• **Written problem**: Pictures in the data below are not part of the copy; transcribe everything else exactly.

======

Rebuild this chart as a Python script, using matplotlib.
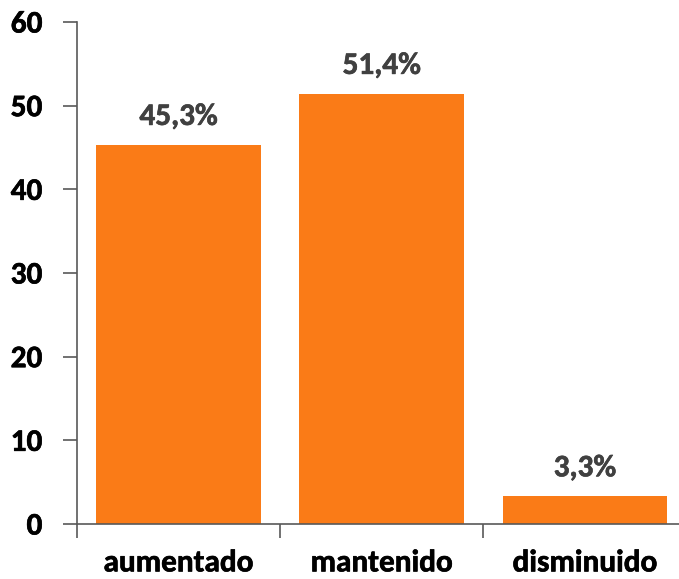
import matplotlib
matplotlib.use("Agg")
import matplotlib.pyplot as plt
import matplotlib.patheffects as pe
from matplotlib.ticker import FixedLocator

categories = ["aumentado", "mantenido", "disminuido"]
values = [45.3, 51.4, 3.3]
labels = ["45,3%", "51,4%", "3,3%"]
yticks = [0, 10, 20, 30, 40, 50, 60]

plt.rcParams['font.family'] = ['Carlito', 'DejaVu Sans']

fig = plt.figure(figsize=(6.79, 5.79), dpi=100)
ax = fig.add_axes([77/679, 1-524/579, (686.5-77)/679, (524-22)/579])

def heavy(color):
    return [pe.withStroke(linewidth=0.45, foreground=color)]

x = range(len(categories))
ax.bar(x, values, width=0.81, color="#FA7B17")
for xi, v, lab in zip(x, values, labels):
    ax.text(xi, v + 2.4, lab, ha="center", va="baseline", fontsize=22.5,
            fontweight="bold", color="#404040", path_effects=heavy("#404040"))

ax.set_xlim(-0.5, 2.5)
ax.set_ylim(0, 60)
ax.set_yticks(yticks)
ax.set_yticklabels([str(t) for t in yticks], fontsize=22.5, fontweight="bold")
ax.set_xticks(list(x))
ax.set_xticklabels(categories, fontsize=22.5, fontweight="bold")
for t in ax.get_xticklabels() + ax.get_yticklabels():
    t.set_path_effects(heavy("black"))
ax.tick_params(axis='x', length=0, pad=19)
ax.xaxis.set_minor_locator(FixedLocator([-0.5, 0.5, 1.5, 2.5]))
ax.tick_params(axis='x', which='minor', length=10, color="#595959", width=1.2)
ax.tick_params(axis='y', length=10, color="#595959", width=1.2, pad=15)

for s in ["top", "right"]:
    ax.spines[s].set_visible(False)
for s in ["left", "bottom"]:
    ax.spines[s].set_color("#595959")
    ax.spines[s].set_linewidth(1.2)
ax.spines["bottom"].set_zorder(3)

fig.savefig("out.png", dpi=100)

======

• **Solution for this exercise**:
Rebuild this chart as a Python script, using matplotlib.
import matplotlib
matplotlib.use("Agg")
import matplotlib.pyplot as plt
import matplotlib.patheffects as pe
from matplotlib.ticker import FixedLocator

categories = ["aumentado", "mantenido", "disminuido"]
values = [45.3, 51.4, 3.3]
labels = ["45,3%", "51,4%", "3,3%"]
yticks = [0, 10, 20, 30, 40, 50, 60]

plt.rcParams['font.family'] = ['Carlito', 'DejaVu Sans']

fig = plt.figure(figsize=(6.79, 5.79), dpi=100)
ax = fig.add_axes([77/679, 1-524/579, (686.5-77)/679, (524-22)/579])

def heavy(color):
    return [pe.withStroke(linewidth=0.45, foreground=color)]

x = range(len(categories))
ax.bar(x, values, width=0.81, color="#FA7B17")
for xi, v, lab in zip(x, values, labels):
    ax.text(xi, v + 2.4, lab, ha="center", va="baseline", fontsize=22.5,
            fontweight="bold", color="#404040", path_effects=heavy("#404040"))

ax.set_xlim(-0.5, 2.5)
ax.set_ylim(0, 60)
ax.set_yticks(yticks)
ax.set_yticklabels([str(t) for t in yticks], fontsize=22.5, fontweight="bold")
ax.set_xticks(list(x))
ax.set_xticklabels(categories, fontsize=22.5, fontweight="bold")
for t in ax.get_xticklabels() + ax.get_yticklabels():
    t.set_path_effects(heavy("black"))
ax.tick_params(axis='x', length=0, pad=19)
ax.xaxis.set_minor_locator(FixedLocator([-0.5, 0.5, 1.5, 2.5]))
ax.tick_params(axis='x', which='minor', length=10, color="#595959", width=1.2)
ax.tick_params(axis='y', length=10, color="#595959", width=1.2, pad=15)

for s in ["top", "right"]:
    ax.spines[s].set_visible(False)
for s in ["left", "bottom"]:
    ax.spines[s].set_color("#595959")
    ax.spines[s].set_linewidth(1.2)
ax.spines["bottom"].set_zorder(3)

fig.savefig("out.png", dpi=100)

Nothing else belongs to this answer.